2.2. Unter Heiratsgut ieS verstand § 1218 ABGB aF
„dasjenige Vermögen, welches von der Ehegattin, oder für sie von einem Dritten dem Manne zur Erleichterung des mit der ehelichen Gesellschaft verbundenen Aufwandes übergeben oder zugesichert wird.“
Ein solches Heiratsgut musste vertraglich bestellt werden. Grundsätzlich bestand dafür Notariatsaktpflicht (§ 1 lit a NotAktsG). Allerdings war die tatsächliche Übergabe eines Heiratsguts auch ohne Notariatsakt gültig (2 Ob 309/28 SZ 10/125; Weiß in Klang 2 V 723). Dies erforderte jedoch nach der Rechtsprechung Kenntnisnahme und Zustimmung der Ehegattin und eine entsprechende Widmungsabsicht des Bestellers; alle Beteiligten mussten die Bestellung eines Heiratsguts beabsichtigen und sich „der Konsequenzen bewusst“ sein (1 Ob 305/71 SZ 44/173; 1 Ob 519/80 RZ 1981/47; 5 Ob 669/81 SZ 55/45). Die stillschweigende Bestellung eines Heiratsguts (gemeint offenkundig: bloß durch Hingabe eines Vermögenswerts) war jedenfalls ausgeschlossen (1 Ob 305/71; 1 Ob 519/80).
2.3. An dieser Rechtsprechung ist festzuhalten: Wurde das Heiratsgut iwS (also die Ausstattung iSv § 1220 ABGB) dem Kind selbst gegeben, war der Empfänger darüber allein verfügungsberechtigt; die Verwendung, allenfalls auch der Verlust, war (und ist: § 781 Abs 1 Z 1 ABGB idgF) daher allein sein Risiko. Bei als Heiratsgut ieS gegebenem Geld erlangte hingegen der Schwiegersohn Eigentum (§ 1227 S 2 ABGB aF); die Tochter hatte daher keinen (rechtlichen) Einfluss auf die Verwendung. Damit bedurfte sie im Hinblick auf die dennoch vorzunehmende Einrechnung in den Pflichtteil (§ 788 ABGB aF) eines besonderen Schutzes, der im Regelfall durch die Errichtung eines Notariatsakts (§ 1 lit a NotAktsG) und die damit verbundene Rechtsbelehrung (§ 52 NO) gewährleistet war. Ohne solchen Notariatsakt kann die Hingabe von Geld an den Ehemann zur Gewährleistung eines gleichwertigen Schutzes nur dann als Bestellung eines Heiratsguts ieS qualifiziert werden, wenn im Sinn der dargestellten Rechtsprechung feststeht, dass tatsächlich alle Beteiligten die Bestellung eines Heiratsguts beabsichtigten und dass ihnen auch die Rechtsfolgen, insbesondere in Bezug auf den Pflichtteil, bewusst waren.

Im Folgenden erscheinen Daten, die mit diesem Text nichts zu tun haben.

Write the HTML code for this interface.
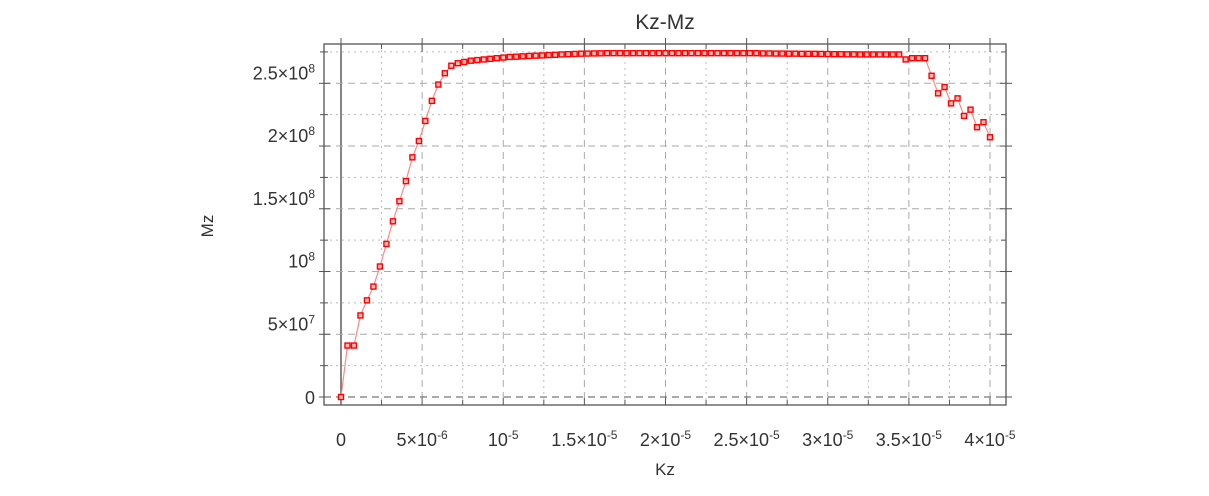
<!DOCTYPE html>
<html><head><meta charset="utf-8"><style>
body{margin:0;background:#fff;}
svg text{font-family:"Liberation Sans",sans-serif;fill:#333;}
</style></head><body>
<svg id="chart" width="1209" height="491" xmlns="http://www.w3.org/2000/svg">
<text x="665" y="29" font-size="21" text-anchor="middle">Kz-Mz</text>
<text x="207" y="232" font-size="17" text-anchor="middle" transform="rotate(-90 207 226)">Mz</text>
<text x="665" y="475" font-size="17" text-anchor="middle">Kz</text>
<g id="grid"></g>
<rect x="324" y="44" width="682" height="361" fill="none" stroke="#555" stroke-width="1.3"/>
<g id="ticks"></g>
<g id="series"></g>
</svg>
<script>
const xTicks=[0,5e-6,1e-5,1.5e-5,2e-5,2.5e-5,3e-5,3.5e-5,4e-5];
const xTickMant=["0","5","","1.5","2","2.5","3","3.5","4"];
const xTickExp=["","-6","-5","-5","-5","-5","-5","-5","-5"];
const yTicks=[0,5e7,1e8,1.5e8,2e8,2.5e8];
const yTickMant=["0","5","","1.5","2","2.5"];
const yTickExp=["","7","8","8","8","8"];
const mzValues=[0,0.41,0.41,0.65,0.77,0.88,1.04,1.22,1.40,1.56,1.72,1.91,2.04,2.20,2.36,2.49,2.58,2.64,2.66,2.67,
2.68,2.685,2.69,2.695,2.70,2.705,2.71,2.712,2.715,2.718,2.72,2.722,2.725,2.727,2.73,2.732,2.734,2.736,2.737,2.738,
2.739,2.74,2.74,2.74,2.74,2.74,2.74,2.74,2.74,2.74,2.74,2.74,2.74,2.74,2.74,2.74,2.74,2.74,2.74,2.74,
2.74,2.74,2.74,2.74,2.74,2.738,2.738,2.737,2.737,2.736,2.736,2.735,2.735,2.735,2.734,2.733,2.732,2.732,2.731,2.731,
2.73,2.73,2.73,2.73,2.73,2.73,2.73,2.69,2.70,2.70,2.70,2.56,2.42,2.47,2.34,2.38,2.24,2.29,2.15,2.19,2.07];
const kzStep=0.4e-6;
const NS="http://www.w3.org/2000/svg";
const X=v=>341+v*(649/4e-5);
const Y=v=>397-v*(313.7/2.5e8);
function mk(tag,attrs,parent){const e=document.createElementNS(NS,tag);for(const k in attrs)e.setAttribute(k,attrs[k]);parent.appendChild(e);return e;}
const grid=document.getElementById('grid'),ticks=document.getElementById('ticks'),series=document.getElementById('series');
xTicks.forEach((t,i)=>{
 const x=X(t);
 const l=mk('line',{x1:x,x2:x,y1:44,y2:405,stroke:i==0?'#444':'#aaa','stroke-width':i==0?1.3:1,'stroke-dasharray':i==0?'none':'7,5'},grid);
 
 
 if(i<xTicks.length-1){const xm=X(t+2.5e-6);
  const m=mk('line',{x1:xm,x2:xm,y1:44,y2:405,stroke:'#bbb','stroke-dasharray':'2,4'},grid);
  
  
  mk('line',{x1:xm,x2:xm,y1:44,y2:49,stroke:'#555'},ticks);mk('line',{x1:xm,x2:xm,y1:405,y2:400,stroke:'#555'},ticks);}
 mk('line',{x1:x,x2:x,y1:38,y2:52,stroke:'#555'},ticks);mk('line',{x1:x,x2:x,y1:405,y2:398,stroke:'#555'},ticks);
 const tx=mk('text',{x:x,y:446,'font-size':18,'text-anchor':'middle'},ticks);
 
 
 if(xTickExp[i]===""){tx.textContent=xTickMant[i];}
 else{tx.textContent=(xTickMant[i]?xTickMant[i]+'×':'')+'10';const s=mk('tspan',{dy:-7,'font-size':12},tx);s.textContent=xTickExp[i];}
});
yTicks.forEach((t,i)=>{
 const y=Y(t);
 const l=mk('line',{x1:324,x2:1006,y1:y,y2:y,stroke:i==0?'#555':'#aaa','stroke-dasharray':'7,5'},grid);
 
 
 const ym=Y(t+2.5e7);
 const m=mk('line',{x1:324,x2:1006,y1:ym,y2:ym,stroke:'#bbb','stroke-dasharray':'2,4'},grid);
 
 
 mk('line',{x1:319,x2:330,y1:y,y2:y,stroke:'#555'},ticks);mk('line',{x1:320,x2:328,y1:ym,y2:ym,stroke:'#555'},ticks);
 mk('line',{x1:1000,x2:1012,y1:y,y2:y,stroke:'#555'},ticks);mk('line',{x1:1001,x2:1006,y1:ym,y2:ym,stroke:'#555'},ticks);
 const tx=mk('text',{x:315,y:i==0?404:y-4,'font-size':18,'text-anchor':'end'},ticks);
 
 
 if(yTickExp[i]===""){tx.textContent=yTickMant[i];}
 else{tx.textContent=(yTickMant[i]?yTickMant[i]+'×':'')+'10';const s=mk('tspan',{dy:-7,'font-size':12},tx);s.textContent=yTickExp[i];}
});
const pts=mzValues.map((v,i)=>[X(i*kzStep),Y(v*1e8)]);
const pl=mk('polyline',{points:pts.map(p=>p.join(',')).join(' '),fill:'none',stroke:'#f88','stroke-width':1.2},series);


pts.forEach(p=>{
 const r=mk('rect',{x:p[0]-2.5,y:p[1]-2.5,width:5,height:5,fill:'#fbb',stroke:'#f00','stroke-width':1.4},series);
 
 
});
</script>
</body></html>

3. Diese den Parteien offenkundig nicht bekannte Rechtslage wurde bisher nicht erörtert, weswegen dazu Vorbringen und Feststellungen fehlen. Da der Oberste Gerichtshof die Parteien nicht mit einer Rechtsansicht überraschen darf, die sie bisher nicht (ausreichend) beachtet haben (RS0037300 [T9]), führt dies zur Aufhebung in die erste Instanz. Dem Beklagten ist Gelegenheit zu einem entsprechenden Vorbringen zu geben; gegebenenfalls ist darüber ein Beweisverfahren zu führen. Sollte sich erweisen, dass alle Beteiligten im Bewusstsein der Rechtsfolgen die Bestellung eines Heiratsguts ieS gewollt hatten, wäre das noch offene Begehren neuerlich abzuweisen; sonst (also auch im Fall einer Negativfeststellung) wäre der Pflichtteil ohne Berücksichtigung der Zahlungen an den Ehemann der Klägerin zu bemessen. Auf die in der Verfahrensrüge der Revision angesprochenen Fragen in Bezug auf eine Anrechnungsanordnung der Erblasserin und auf das Schicksal des Erlöses des Hausverkaufs kommt es dabei nicht an, weil Grundlage einer Einrechnung nur die Qualifikation der seinerzeitigen Zahlung als Heiratsgut ieS sein könnte. Ein schlüssiges Vorbringen zu weiteren Passiva des Nachlasses hat der insofern behauptungspflichtige (5 Ob 647/81 SZ 54/107) Beklagte trotz des schon im ersten Rechtsgang erfolgten Hinweises durch das Berufungsgericht nicht erstattet; der bloße Umstand, dass er vor dem Tod der Erblasserin Investitionen auf eine ihr gehörende Liegenschaft getätigt hat, kann für sich allein noch keinen Anspruch begründen. Dieser Einwand ist abschließend erledigt.
4. Die Kostenentscheidung gründet sich auf § 52 ZPO.